August 28, 2006
Salvation is from the Jews
I recently finished the book Salvation Is From the Jews by Roy H. Schoeman put out by Ignatius Press. The book is wide ranging in its topics. When I bought it I expected it to mainly be on the Old and New testaments with background information from a Jewish view. This was indeed part of the first half of the book and is worth the price of the book alone.
What I found interesting was how Jewish apologists will try to answer specific claims made by Christians. I have heard and read many hours of Protestant objections and I found this part of the book to be fascinating. Of course like Protestantism there is no one specific Jewish view on passages in the Old Testament or about predictions of the Messiah. Or that among a large swath of modern Jews even a belief in an afterlife. Roy Schoeman goes in depth through the messianic prophesies and how they relate to Jesus. He also details objections and their counters. I found lots of new information that I had not encountered before that I found fascinating.
He also goes into some of the Talmudic writing and how they also related to Jesus. While these of course are not inspired they definitely show the view of Rabbis at the time they were written and how they viewed the coming Messiah. One of these passages written after Jesus had died about a temple practice whose miraculous sign had stopped around the death of Jesus was very interesting.
I had often wondered how Jewish believers would deny that Jesus was the Messiah prophesied. All of salvation history was headed towards a crescendo of the birth of the Messiah, yet the Jewish view is that Prophets just stopped coming and there were no more inspired books to add to the canon. That the Temple just happened to be destroyed within a generation of Jesus' death. This book goes a good distance and answering these questions.
Another good sized chapter discussed "Judaism and the Holocaust." The chapter covers not only the Holocaust but some of the Jewish religious reaction to the aftermath. He also goes into the debate of calling it this sad time in history the Shoah or the Holocaust. He favors Holocaust and explains his reason why. There are theological reasons why both sides of the debate favor their choices.

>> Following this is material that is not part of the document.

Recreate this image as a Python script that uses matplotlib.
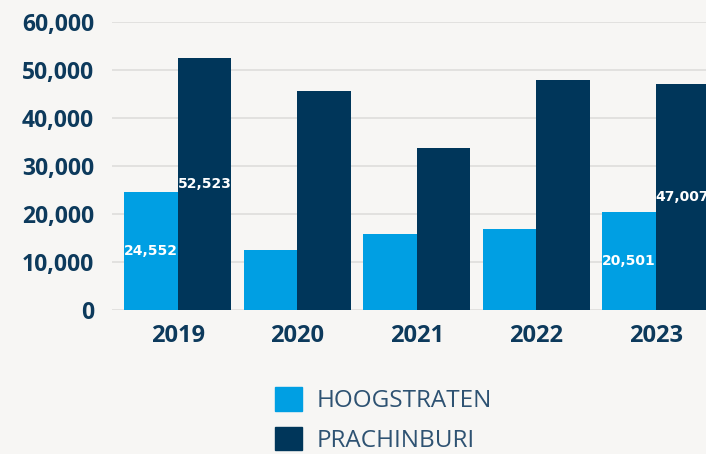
import numpy as np
import matplotlib.pyplot as plt
from matplotlib.patches import Patch

years = ["2019", "2020", "2021", "2022", "2023"]
hoogstraten = [24552, 12500, 15800, 16900, 20501]
prachinburi = [52523, 45600, 33750, 47900, 47007]
# only these bars carry a value label
labelled = [0, 4]

light = "#009FE3"
dark = "#00365A"
navy = "#0D3A5C"
bg = "#F7F6F4"

fig = plt.figure(figsize=(7.06, 4.54), dpi=100, facecolor=bg)
ax = fig.add_axes([112 / 706, 144 / 454, 609.5 / 706, 288 / 454])
ax.set_facecolor(bg)

x = np.arange(len(years))
w = 0.447
b1 = ax.bar(x - w / 2, hoogstraten, w, color=light, zorder=3, clip_on=False)
b2 = ax.bar(x + w / 2, prachinburi, w, color=dark, zorder=3, clip_on=False)

for i in labelled:
    for bars, vals in ((b1, hoogstraten), (b2, prachinburi)):
        r = bars[i]
        ax.text(r.get_x() + r.get_width() / 2, vals[i] / 2, f"{vals[i]:,}",
                ha="center", va="center", color="white", fontsize=10,
                fontweight="bold", zorder=4)

ax.set_xlim(-0.55, 4.55)
ax.set_ylim(0, 60000)
ax.set_yticks(range(0, 60001, 10000))
ax.set_yticklabels([f"{v:,}" for v in range(0, 60001, 10000)])
ax.set_xticks(x)
ax.set_xticklabels(years)
ax.grid(axis="y", color="#E2E1DF", linewidth=1.4, zorder=0)
for s in ax.spines.values():
    s.set_visible(False)
ax.tick_params(axis="both", length=0, colors=navy)
ax.tick_params(axis="y", pad=13)
ax.tick_params(axis="x", pad=10)
for t in ax.get_yticklabels():
    t.set_fontproperties({"family": "Open Sans", "weight": "bold", "size": 16.5})
for t in ax.get_xticklabels():
    t.set_fontproperties({"family": "Open Sans", "weight": "bold", "size": 17})

handles = [Patch(color=light, label="HOOGSTRATEN"),
           Patch(color=dark, label="PRACHINBURI")]
leg = fig.legend(handles=handles, loc="upper left",
                 bbox_to_anchor=(275 / 706, 1 - 387 / 454),
                 frameon=False, handlelength=1.12, handleheight=1.12,
                 handletextpad=0.6, labelspacing=0.56,
                 borderpad=0, borderaxespad=0,
                 prop={"family": "Open Sans", "size": 17.5})
for t in leg.get_texts():
    t.set_color("#2E5272")

fig.savefig("out.png", dpi=100, facecolor=bg)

Another excellent chapter is "Ideological Foundations of Nazism." He debunks the idea that it was specifically Christian anti-semitism that lead to the Nazi regime. While it is certainly true that it existed and in some ways cooperated with the Nazi's he shows it is in no way the cornerstone they built on. He traces Nazi spiritualism back to Theosophy for an occult racist theory which later added a mixture of German paganism. The development and basis of Nazi ideas is shown as it progress through many organizations and proponents of a master race and occult tendencies. This chapter covers a lot of information and as the rest of the book contains many footnotes to sources. You truly get a sense of the demonic in this chapter. He also details while Nazism was the most virulent form of anti-Semitism the anti-Semitism of the rest of the world aided Hitler. The chapter reminds us of how ships filled with Jewish people were turned back to Germany and the people later interned in the concentration camps because President Roosevelt would not budge from the quota system for immigrants. The U.S. was not alone in this and it was only two small countries in Europe that were accepting Jewish immigrants. The chapter also goes into the influence of Margaret Sanger and the people on the board of the Birth Control Review and how they were instrumental in the intellectual underpinnings of eugenics that became policy in Nazi germany.
The next chapter "anti-Semitism after the Holocaust" concentrates mainly on Arabs. He shows the history of Arab involvement with Hitler and for the most part their wholesale agreement with his agenda. This whole section really puts a lie to so much of what we hear today about anti-Semitism in the Middle East really being anti-Zionism. This rabid hatred was already in full swing long before Israel became a country. Mein Kamph has long been a best seller in Arabic. This chapter is well documented with quotations. The quotation from so-called moderate Anwar Sadat were just as hateful towards Jewish people as you hear from the most extreme sources. The only weakness in this chapter is that by concentrating mainly on Arabs it omits all the other forms of anti-Semitism that are present in the modern day.
The book continues with conversion stories to Catholicism that include some rather famous cases and some less well known. Even in the more famous cases he revealed details that I had not read in other treatments. To often these stories are treated as instantaneous conversions or that a specific event brought them out. He goes farther in these stories to show how their movement towards the Church was gradual for the most part. The book ends with his own conversion story and is another good read.
So as you can tel by this book I quite enjoyed it and his writing style moves you along quite quickly through the chapters.